Editores e racismos

Sou negro e cometo racismo contra negros. Sou como todos os brasileiros são. Fomos todos estruturados para sermos racistas com negros.

Por  Dodô Azevedo Dp G1

Como todos os brasileiros, tenho dificuldades para perceber o meu racismo contra negros.

Como todos os brasileiros, costumo rebater e argumentar quando alguém nota que tive alguma atitude racista contra negros. Digo que eu sou negro, que minha família é negra, como pode, então eu mesmo ser racista com negros?

Depois, como a minoria do brasileiros, penso melhor. Como a minoria dos brasileiros, faço autocrítica. Como a minoria dos brasileiros, detecto em mim o racista com negros que sou quando relaxo. Como a minoria dos brasileiros, me torno menos racista a cada dia.

Em 1993, participamos, eu e o editor do jornal onde escrevia, um sujeito culto, militante, negro como eu, mas como eu visto por todos como “moreno”, de uma festa em homenagem ao grande filósofo francês Jean Baurdrillard, em São Cristóvão, bairro da zona norte do Rio de Janeiro. O tema da festa era “religiões afro-brasileiras”.

Todos de branco. Comidas típicas. Mas escolhidos a dedo, negros e negras vestidos em trajes típicos para nos servir. Fazíamos fotos com os negros que objetificados, decoravam o lugar em trajes típicos. Ninguém, nem meu editor, nem mesmo Baudrillard, percebeu que ali estávamos todos praticando racismo recreativo. Um dos muitos tipos de racismos que perseveram no Brasil ainda hoje. Se alguém, em 1993, nos alertasse, ficaríamos chocados e refutaríamos. Diríamos que nós mesmos somos negros, estudados, anti-racismo, temos pais e filhos negros, maridos e esposas negras. Como poderíamos estar praticando alguma forma de racismo, e justamente contra negros?
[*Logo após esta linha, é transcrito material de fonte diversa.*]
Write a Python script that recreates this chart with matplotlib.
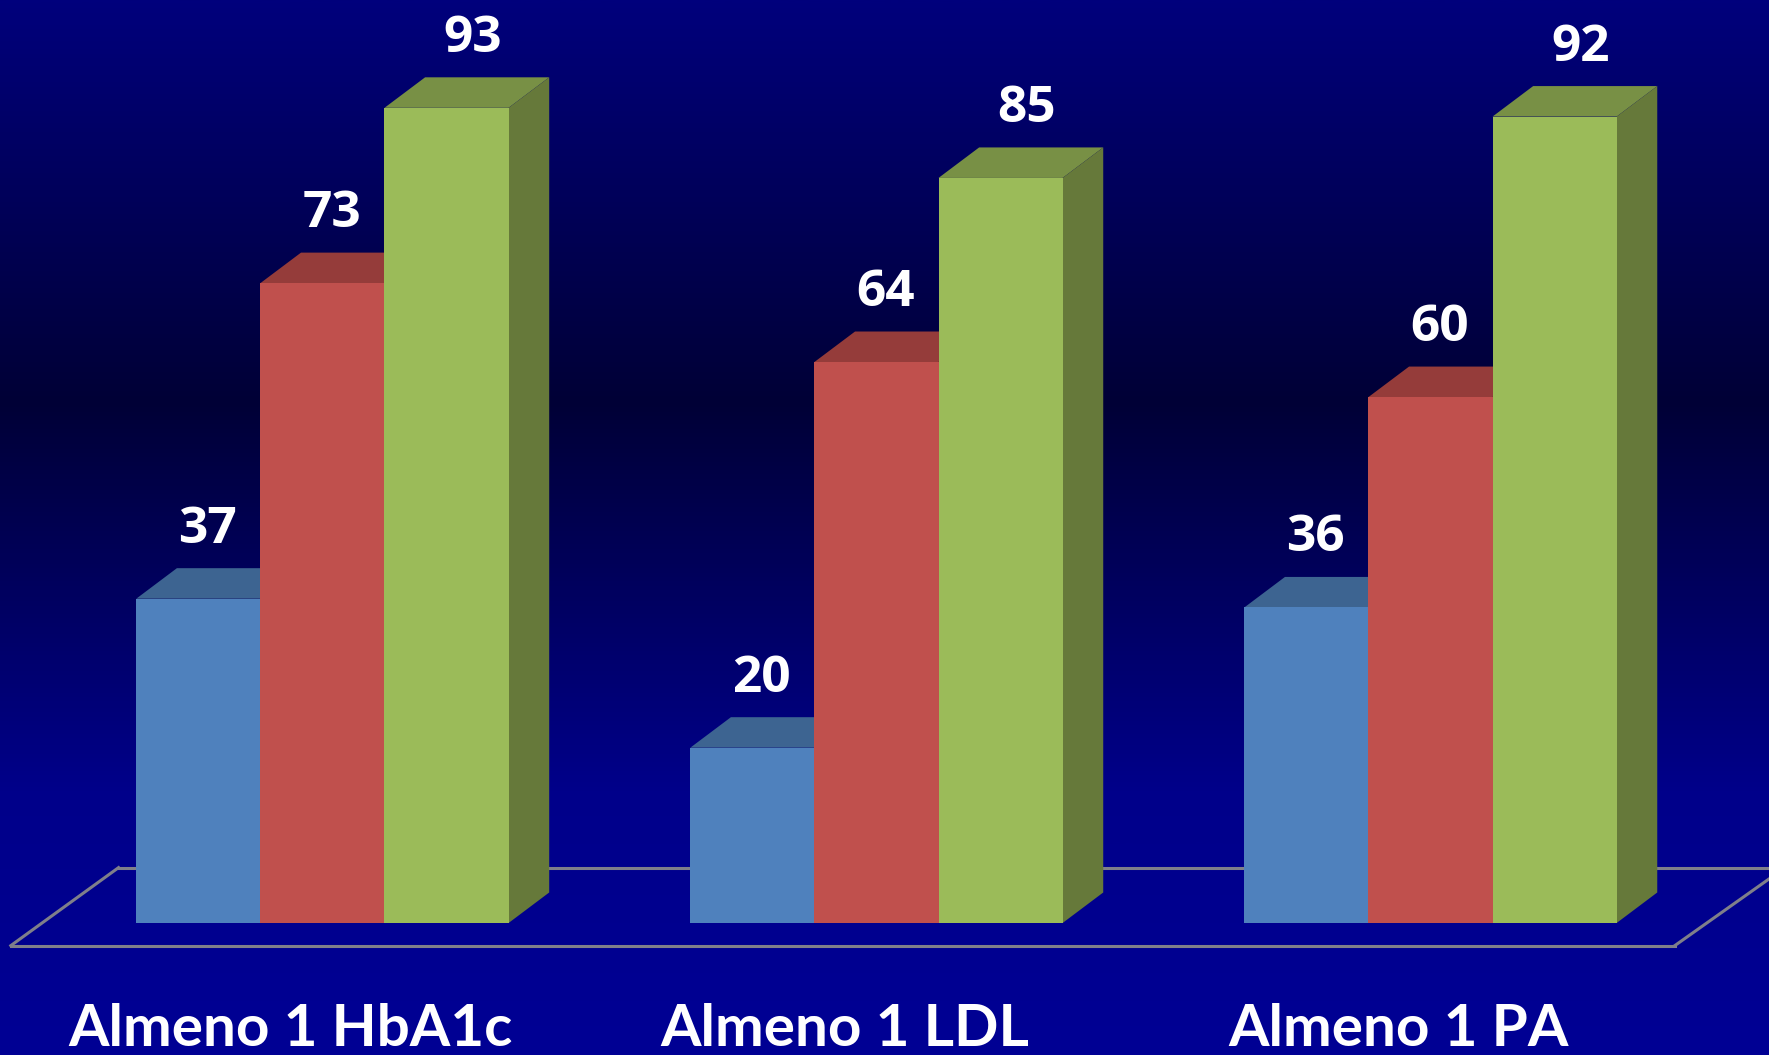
import numpy as np
import matplotlib.pyplot as plt
from matplotlib.patches import Polygon
from matplotlib.colors import LinearSegmentedColormap

categories = ["Almeno 1 HbA1c", "Almeno 1 LDL", "Almeno 1 PA"]
serie_a = [37, 20, 36]
serie_b = [73, 64, 60]
serie_c = [93, 85, 92]

series = [serie_a, serie_b, serie_c]
front_cols = ["#4F81BD", "#C0504D", "#9BBB59"]
top_cols = ["#3D6491", "#953C3A", "#789045"]
side_cols = ["#34557C", "#7F3230", "#66793A"]
label_shift = [0.017, 0.017, 0.047]

W, H = 1769, 1055
fig = plt.figure(figsize=(W / 100, H / 100), dpi=100)

# background gradient
bg = fig.add_axes([0, 0, 1, 1])
grad = LinearSegmentedColormap.from_list(
    "bg", [(0.0, "#00007C"), (0.38, "#000036"), (0.75, "#00008A"), (1.0, "#000094")])
bg.imshow(np.linspace(0, 1, 512).reshape(-1, 1), aspect="auto", cmap=grad,
          extent=[0, 1, 0, 1], origin="upper")
bg.axis("off")

ax = fig.add_axes([0, 0, 1, 1])
ax.set_facecolor("none")
ax.set_xlim(-0.582, 2.611)
ax.set_ylim(-15.06, 105.3)
ax.axis("off")

x = np.arange(len(categories))
bw = 0.224
dx, dy = 0.0733, 3.48

# floor outline
floor_col = "#7F7F8A"
ax.plot([-0.5625, 2.441], [-2.58, -2.58], color=floor_col, lw=2.2, zorder=1)
ax.plot([-0.5625, -0.368], [-2.58, 6.32], color=floor_col, lw=2.2, zorder=1)
ax.plot([2.441, 2.64], [-2.58, 6.32], color=floor_col, lw=2.2, zorder=1)
ax.plot([-0.368, 2.64], [6.32, 6.32], color=floor_col, lw=2.2, zorder=1)

for i, vals in enumerate(series):
    lefts = x - 1.5 * bw + i * bw
    for x0, h in zip(lefts, vals):
        x1 = x0 + bw
        z = 2 + i
        ax.add_patch(Polygon([(x0, h), (x1, h), (x1 + dx, h + dy), (x0 + dx, h + dy)],
                             closed=True, fc=top_cols[i], ec="none", zorder=z))
        ax.add_patch(Polygon([(x1, 0), (x1, h), (x1 + dx, h + dy), (x1 + dx, dy)],
                             closed=True, fc=side_cols[i], ec="none", zorder=z))
        ax.text(x0 + bw / 2 + label_shift[i], h + dy + 4.4, f"{h}", ha="center", va="center",
                color="white", fontsize=37, fontweight="bold", family="Open Sans", zorder=10)
    ax.bar(lefts, vals, width=bw, align="edge", color=front_cols[i],
           edgecolor="none", zorder=2 + i + 0.5)

for xi, name in zip(x, categories):
    ax.text(xi - 0.058, -14.0, name, ha="center", va="baseline", color="white",
            fontsize=42, fontweight="bold", family="Lato", zorder=10)

fig.savefig("out.png", dpi=100)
Não percebemos, em 1993, como não percebia-se, no século 19, que a prática teatral chamada black face era evidentemente racista com negros. Que os programas humorísticos brasileiros de TV até a década passada eram racistas com negros. Tempo, tempo, tempo, tempo, escreveu uma vez Caetano Veloso. Alguns de nós desenvolvemos uma melhor sensibilidade para o racismo contra negros. Alguns de nós sabemos detectar melhor. Alguns conseguimos enxergar nossas próprias estruturas. Alguns de nós se tornaram melhores editores de si próprios.

Tempo, tempo, tempo, tempo: eu mesmo escrevi, anos atrás, aqui neste blog, estar preocupado com a geração de intelectuais brasileiros ativos daqui há 50 anos. Quem substituiria, por exemplo, a atenta e ativa geração de Caetano?

Uma geração ainda mais atenta e ativa. Hoje, Djamila Ribeiro, mulher e negra, tem o seu livro mais recente “Quem tem medo do feminismo negro?”, na lista dos mais vendidos no país. Trata-se de uma obra ainda mais abrangente que o fundamental “Verdade Tropical”, livro de Caetano que recentemente completou 20 anos de lançamento.

Mal sabia eu que tudo melhoraria. E que, por melhorar, a atenção com nosso próprio preconceito contra negros começaria a ser finalmente considerada um movimento fundamental. Djamila andou puxando a orelha de quem não percebeu o racismo recreativo praticado na festa de aniversário da diretora da revista Vogue. Onde estava Caetano. Onde estavam grandes editores cultos.

Também anos atrás o editor da publicação de cultura impressa mais lida e conceituada do país me pediu um texto sobre um determinado assunto. Quando entreguei, o editor leu tudo e entendeu quase tudo: das referências à filosofia eslava à pintura japonesa do século V passando por citações dos princípios de causalidade e acaso na física moderna.

Mas, quando se deparou com referências que fiz à cosmogonia africana, o editor culto me escreveu explicando que não conhecia os termos e conceitos africanos. Mas, como um grande editor, resolveu ouvir: pediu referências de livros sobre o assunto e depois que eu pudesse conversar com ele ao vivo. Mesmo culto, queria aprender. Queria escutar. Queria editar a si próprio. E assim, tornar-se um melhor editor.

O mundo melhora, reedita-se. Mas, como consequência, torna-se mais exigente. Precisamos, todos nós, sermos a cada dia melhores editores.

Com humildade e coragem, reeditarmo-nos.